THEMA’S: MONUMENT, ECOLOGIE, ONTWIKKELING, WATERBERGING
LOCATIE: KAVALIER 6 MAGDEBURG
IN OPDRACHT VAN: MERA LANDSCHAPSARCHITEKTEN
PARTNERS: META ARCHITEKTUR MAGDEBURG
PERIODE: 2019
PRODUCT: Landschapsplan / Openbare ruimte – Visie / Schetsontwerp
Het Kavalier VI wordt omschreven als een ‘ zweietagiges Kasernenkasemattenkorps, in dem Teile des Fußartillerie-Regimentes Nr. 4 untergebracht waren. Het is een monument uit 1874, en maakt onderdeel uit van de westfront van de Magdeburger Kernfestung. Magdeburg goldt lange tijd als de best beveiligde stad van Pruisen, maar de wal verloor vlak na de bouw van deze vestingwerken haar militaire betekenis. Na jaren van oneigelijk gebruik dat ook waardevolle sporen heeft nagelaten, heeft de private opdrachtgever de ambitie het historische bouwwerk (direct naast het station gelegen) om te bouwen tot co-working space. In opdracht van MSB Landschapsarchitekten ontwikkelden we dit concept.
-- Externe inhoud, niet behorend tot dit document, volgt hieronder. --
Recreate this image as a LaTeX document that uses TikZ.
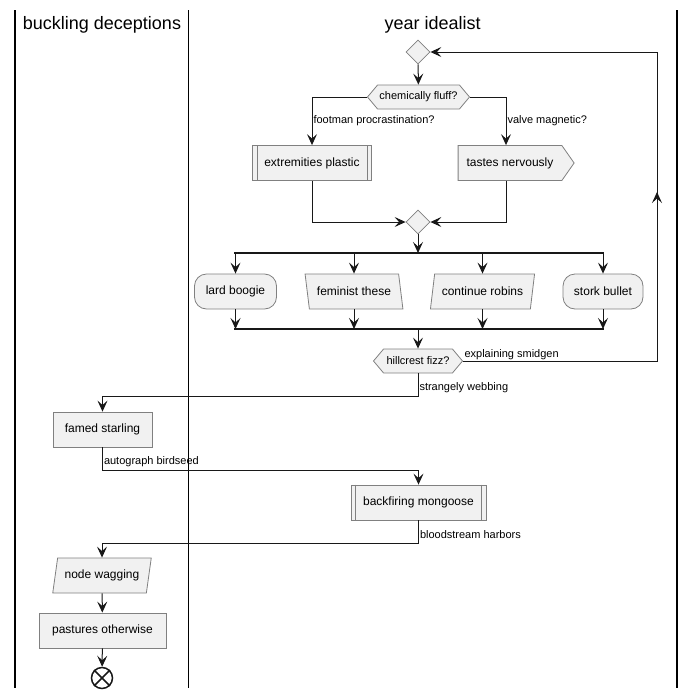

Bijzonder zijn de twee niveau’s van het gebied: het gebouw scheidt en verbindt tegelijk boven en onder. Een drie meter hoge aardelaag op het dak zorgde voor bescherming van het dak. Het opene gebied, boven, waar je uit kon kijken over het landschap, laat je ook vandaag nog de kwetsbaarheid voelen. Dit gedeelte is inmiddels volledig overwoekerd – de romantiek van het verval. Beneden, op stadsniveau, was je beschermd tegen vijandelijk vuur. Vandaag de dag tegen wind en lawaai van de Magdeburger Ring. Het plaveisel was oorspronkelijk van stampleem in plaats van steen, om te zorgen dat bij inslag er geen delen van het plaveisel los kwamen.
Het gebied wordt een actieve plek middenin de stad – ruimte voor werken, feesten, wandelen en uitkijken over de stad. Een nieuw pad voor voetgangers zet de plek weer in verbinding met de overige Kavaliere, en de Festungswall. In het gebied zijn regelmatig overstromingen. We maakten voor de opdrachtgever een plan dat antwoord geeft op de veranderende klimaatomstandigheden en de ecologisch waardevolle biotoop ontziet: een grote waterspiegel op het plein die vol kan lopen, maar die bij festivals of bijeenkomsten op het plein leeg blijft. Op het dak wordt de oorspronkelijke geometrische figuur weer afleesbaar: de voormalige ‘traversen’ worden door een nieuwe aanplant gemarkeerd. Hiermee ontstaan natuurlijke loggia’s – elk met zijn eigen functie – die uitkijken naar de Dom.